Calculating the checksum (hash/md5/sha) of directories in Scala
Updated on 12 May 2022 with a far more efficient version, and using sha256:
I had the need to generate the checksum of multiple directories, recursively. This should really be in the (java) standard library, but I had to collect crumbs from multiple locations and port it to Scala. To spare others from having to do the same, here’s a copy-pastable snippet:
import java.nio.file.{Files, Path}
import java.security.{DigestInputStream, MessageDigest}
import scala.util.Using
def sha256(path: String): String =
sha256(Path.of(path))
def sha256(path: Path): String =
sha256(Seq(path): _*)
def sha256(roots: Path*): String = {
val md = MessageDigest.getInstance("SHA-256")

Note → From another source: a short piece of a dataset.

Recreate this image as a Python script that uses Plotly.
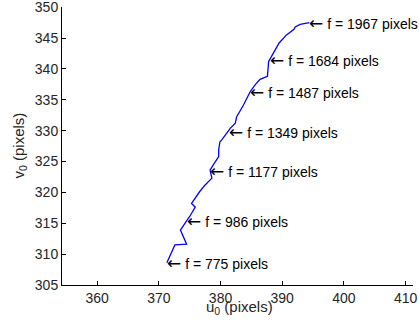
import plotly.graph_objects as go

u0 = [371.3, 372.6, 374.5, 373.5, 374.5, 375.0, 375.9, 375.3, 376.6, 377.5, 378.6, 378.3,
      378.8, 379.7, 379.7, 379.9, 380.2, 381.0, 381.6, 382.4, 382.6, 383.7, 384.8, 385.6,
      386.4, 387.6, 387.8, 388.7, 389.5, 390.7, 391.9, 392.1, 392.9, 394.4]
v0 = [308.6, 311.5, 311.6, 313.9, 315.4, 316.1, 317.6, 318.2, 320.1, 321.2, 322.3, 323.6,
      324.4, 325.8, 326.9, 328.2, 328.5, 329.6, 330.4, 331.2, 332.2, 334.1, 336.3, 337.4,
      338.3, 338.8, 341.2, 342.8, 344.2, 345.5, 346.4, 346.8, 347.2, 347.5]

label_f = [775, 986, 1177, 1349, 1487, 1684, 1967]
label_u = [371.3, 374.6, 378.3, 381.3, 384.8, 388.0, 394.4]
label_v = [308.6, 315.4, 323.5, 329.8, 336.3, 341.5, 347.5]

xticks = [360, 370, 380, 390, 400, 410]
yticks = [305, 310, 315, 320, 325, 330, 335, 340, 345, 350]

font = "Liberation Sans, Arial, Helvetica, sans-serif"

fig = go.Figure()
fig.add_trace(go.Scatter(x=u0, y=v0, mode="lines",
                         line=dict(color="#0000ff", width=1.3), showlegend=False))

for f, u, v in zip(label_f, label_u, label_v):
    fig.add_annotation(x=u, y=v,
                       text=f"<span style='font-family:DejaVu Sans;font-size:17px'>\u2190</span> f = {f} pixels",
                       showarrow=False, xanchor="left", yanchor="middle", xshift=-2,
                       font=dict(family=font, size=14, color="#000000"))

# axis titles
fig.add_annotation(x=0.505, y=0, xref="paper", yref="paper", xanchor="center", yanchor="top",
                   yshift=-11, text="u<sub>0</sub> (pixels)", showarrow=False,
                   font=dict(family=font, size=15, color="#262626"))
fig.add_annotation(x=0, y=0.5, xref="paper", yref="paper", xanchor="right", yanchor="middle",
                   xshift=-32, textangle=-90, text="v<sub>0</sub> (pixels)", showarrow=False,
                   font=dict(family=font, size=15, color="#262626"))

axis_common = dict(showline=True, linecolor="#000000", linewidth=1, ticks="inside",
                   ticklen=4, tickcolor="#000000", showgrid=False, zeroline=False,
                   ticklabeloverflow="allow",
                   tickfont=dict(family=font, size=14, color="#262626"), mirror=False)

fig.update_layout(
    width=419, height=323,
    margin=dict(l=62, r=6, t=7, b=38, autoexpand=False),
    paper_bgcolor="white", plot_bgcolor="white",
    xaxis=dict(range=[354.3, 411.2], tickvals=xticks, automargin=False, **axis_common),
    yaxis=dict(range=[305, 350.02], tickvals=yticks, automargin=False, **axis_common),
)

fig.write_html("out.html", config={"displayModeBar": False},
               post_script="document.body.style.margin='0';document.body.style.overflow='hidden';")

val buffer = new Array[Byte](4096)
roots.foreach { root =>
Files.walk(root).filter(!_.toFile.isDirectory).forEach { path =>
Using.resource(new DigestInputStream(Files.newInputStream(path), md)) { dis =>
// fully consume the inputstream
while (dis.available > 0) {
dis.read(buffer)
}
}
}
}
md.digest.map(b => String.format("%02x", Byte.box(b))).mkString
}
// usage:
sha256("/path/to/dir1")